I’ve failed at this by missing the opportunity to assign an immediate follow-up exercise after a lesson.
I solved it by doing so more regularly and making this a part of my lesson plan template.
9. Plan a review
Planning a review of previously taught material is crucial as it reinforces learning and aids long-term retention. This strategy combats the ‘forgetting curve,’ a phenomenon where information is lost over time when there’s no attempt to retain it.
Spaced repetition, the practice of reviewing information at increasing intervals over time, is particularly effective in this regard. It takes advantage of the brain’s natural processes for memory consolidation and strengthens the neural connections associated with the knowledge, making recall faster and learning more durable.
It’s akin to repeatedly tracing a path through a forest; over time, the path becomes clearer and easier to follow.
I’ve failed at this by creating long-term lesson plans that go on without end, continuously covering new material.
I solved it by baking in reviews of previously-learned material using spaced repetition.
10. Measure effectiveness
Measuring the effectiveness of lessons taught through 1-on-1 training is essential as it provides targeted feedback for both the instructor and learner, helping to identify strengths, address specific areas of improvement, and ensure that the training is truly enhancing the team member’s skills and understanding
Some of the ways you can measure effectiveness internally include:
- Successful reviews (material is retained)
- Quality of work (real-world application)
- Positive feedback (recognition from colleagues and managers)

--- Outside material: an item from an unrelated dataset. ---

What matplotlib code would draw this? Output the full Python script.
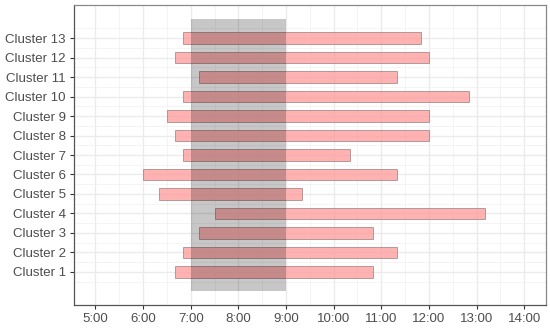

- Promotions (team members are advancing their careers)
I’ve failed at this by not identifying relevant ways to measure how effective trainings have been.
I solved it by spotting opportunities within the training program where an assessment can be made (i.e., reviews) as well as thinking about the desired outcomes of the training program as a whole (beyond just the grasp of each lesson subject).
The Final Word on Training Employees
These ten tips provide a roadmap to create engaging and impactful employee training sessions that boost individual performance and fuel overall business growth.
The art of successful training hinges on pinpointing desired outcomes, fostering empathy, orchestrating interactive lessons, and continuously measuring progress. Embrace these strategies to unlock the full potential of your team, and invest in their skills as the ultimate asset for your organization.